Однако большинство выказало настоящее гражданское мужество и не поддалось ни на угрозы, ни на чувствительные увещания.
Ничего не пожелал отвечать Якушкин. При первом же допросе, прямо глядя в лицо императору, он заявил, что, вступив в общество, он дал честное слово молчать и слову своему не изменит. Император был взбешен.
— Подите вы прочь с вашим мерзким честным словом! — крикнул он. И затем, отступив на три шага, приказал: — Заковать его так, чтобы он пошевелиться не мог!
Благородно и мужественно вел себя Никита Муравьев. Матвей и Бестужев думали только о том, чтобы спасти Сергея.
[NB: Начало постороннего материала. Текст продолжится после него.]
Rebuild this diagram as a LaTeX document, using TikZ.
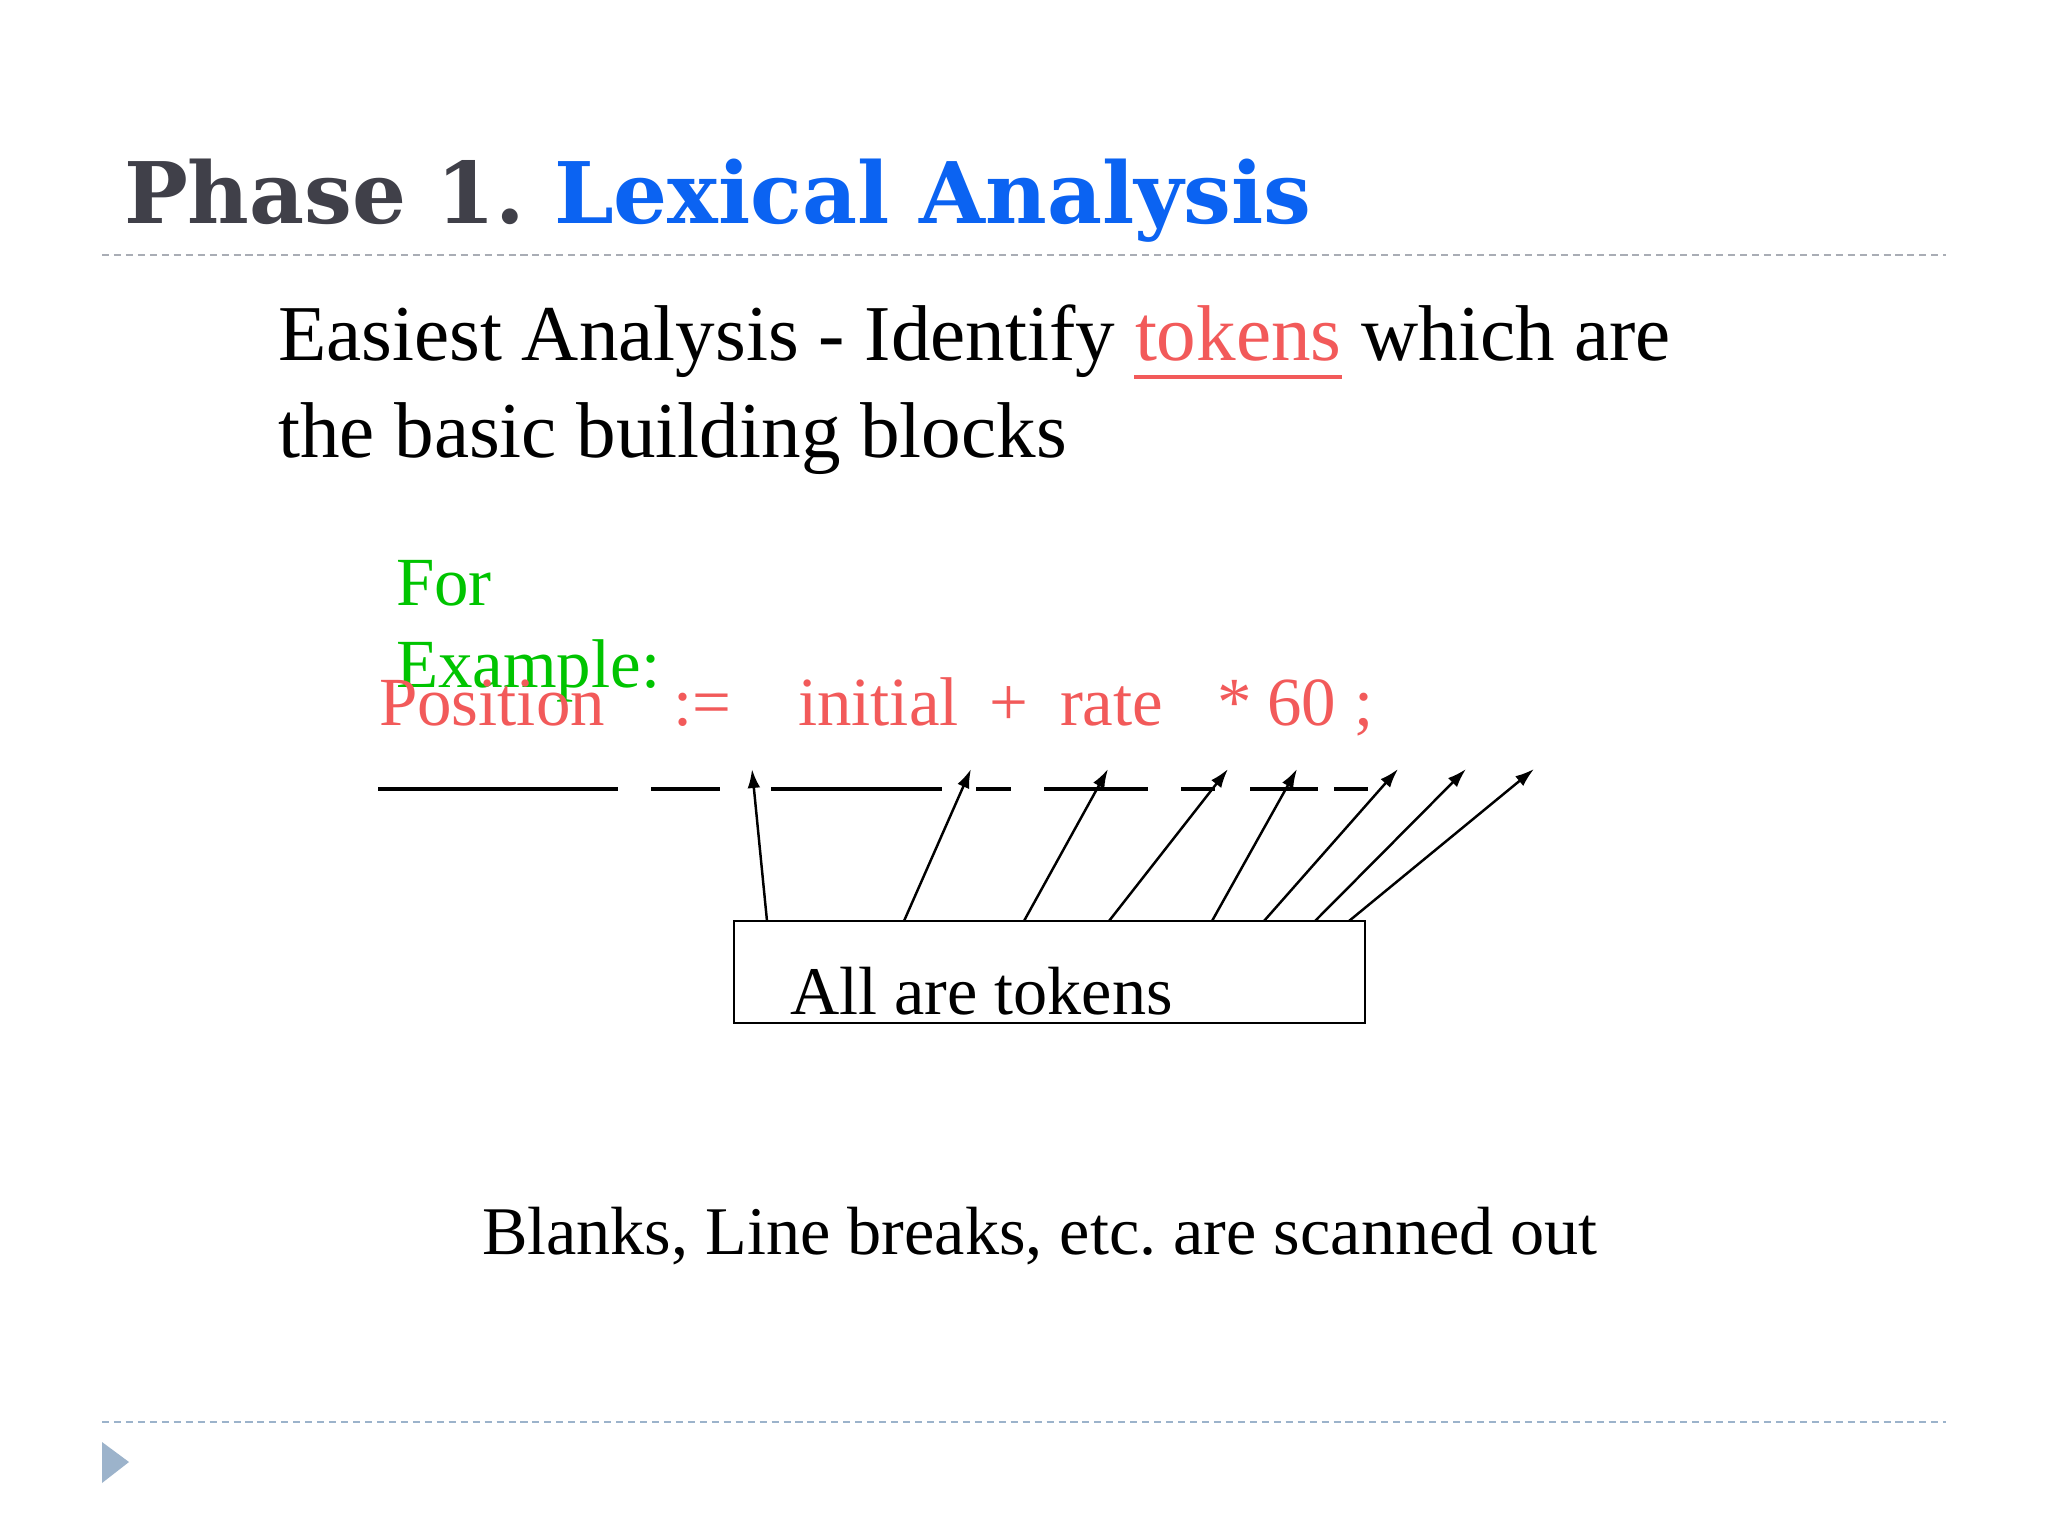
\documentclass[tikz,border=0pt]{standalone}
\usepackage{fontspec}
\setmainfont{Liberation Serif}
\newfontfamily\titlefont{DejaVu Serif}
\usetikzlibrary{arrows.meta}
\definecolor{titlegray}{HTML}{404049}
\definecolor{titleblue}{HTML}{0B63F2}
\definecolor{tokred}{HTML}{F25A5A}
\definecolor{exgreen}{HTML}{00C400}
\definecolor{rulegray}{HTML}{A9ADB5}
\definecolor{ruleblue}{HTML}{9CB3CB}
\begin{document}
\frenchspacing
\begin{tikzpicture}[x=0.01cm,y=-0.01cm,
  txt/.style={anchor=base west,inner sep=0pt,outer sep=0pt},
  bodyfont/.style={font=\fontsize{22.5pt}{27pt}\selectfont},
  midfont/.style={font=\fontsize{19.6pt}{23pt}\selectfont},
  lowfont/.style={font=\fontsize{19.4pt}{23pt}\selectfont},
  rulestyle/.style={line width=0.6pt,dash pattern=on 2pt off 1.4pt},
  blank/.style={line width=0.9pt,black},
  tokarrow/.style={line width=0.7pt,-{Latex[length=5.4pt,width=3.6pt]}},
  tokbox/.style={draw,line width=0.55pt,minimum width=6.31cm,minimum height=1.02cm,inner sep=0pt}]
\useasboundingbox[fill=white] (0,0) rectangle (2048,1536);
% title
\node[txt,font=\titlefont\bfseries\fontsize{24.15pt}{28pt}\selectfont] (title) at (124,223)
  {\textcolor{titlegray}{Phase 1.} \textcolor{titleblue}{Lexical Analysis}};
\draw[rulestyle,rulegray] (102,255) -- (1946,255);
\draw[rulestyle,ruleblue] (102,1422) -- (1946,1422);
\fill[ruleblue] (102,1442) -- (129,1462) -- (102,1483) -- cycle;
% body
\node[txt,bodyfont] (line1) at (278,360) {Easiest Analysis - Identify \textcolor{tokred}{tokens} which are};
\node[txt,bodyfont] (line2) at (278,457) {the basic building blocks};
\draw[tokred,line width=0.9pt] (1134,377) -- (1342,377);
% example
\node[txt,midfont,exgreen] (for) at (396,605) {For};
\node[txt,midfont,exgreen] (example) at (396,687) {Example:};
\foreach \w/\x [count=\i] in {Position/379,{:=}/673,initial/798,+/989,rate/1060,*/1217,60/1267,;/1354}
  \node[txt,midfont,tokred] (w\i) at (\x,725) {\w};
% blanks
\foreach \a/\b in {378/618,651/720,771/942,976/1011,1044/1148,1181/1215,1250/1318,1334/1368}
  \draw[blank] (\a,789) -- (\b,789);
% box
\node[tokbox] (box) at (1049.5,972) {};
\node[txt,lowfont] (boxtext) at (790,1014) {All are tokens};
% arrows
\foreach \t/\h [count=\i] in {767/752,904/971,1024/1108,1109/1228,1212/1297,1264/1398,1315/1466,1349/1534}{
  \coordinate (tail\i) at (\t,921);
  \coordinate (tip\i) at (\h,769);
  \draw[tokarrow] (tail\i) -- (tip\i);
}
\node[txt,lowfont] (blanks) at (482,1254) {Blanks, Line breaks, etc. are scanned out};
\end{tikzpicture}
\end{document}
Сергей, в свою очередь, старался снять вину с Бестужева и совершенно выгородить брата. Сам он не скрывал своих поступков и мнений и опровергал только то, что могло повредить другим.
Сергею предъявили показание Артамона. Артамон показал, что Матвею было поручено набрать в Петербурге людей, готовых убить государя, и что будто бы Сергей говорил: «У многих не дрогнет рука, их в Петербурге довольно — брат Матвей найдет кого надобно».
Сергей грустно улыбнулся, прочтя этот вздор. Однако показание было опасно и для брата и для северных членов. Сергей написал: «Долг велит мне объявить совершенно ложным сие показание, которое должно навлечь подозрение на петербургских членов, в сем случае невинных». И добавил: «Все те, кои меня знают, скажут, что я не имел привычки употреблять выражения подобные: не дрогнет рука».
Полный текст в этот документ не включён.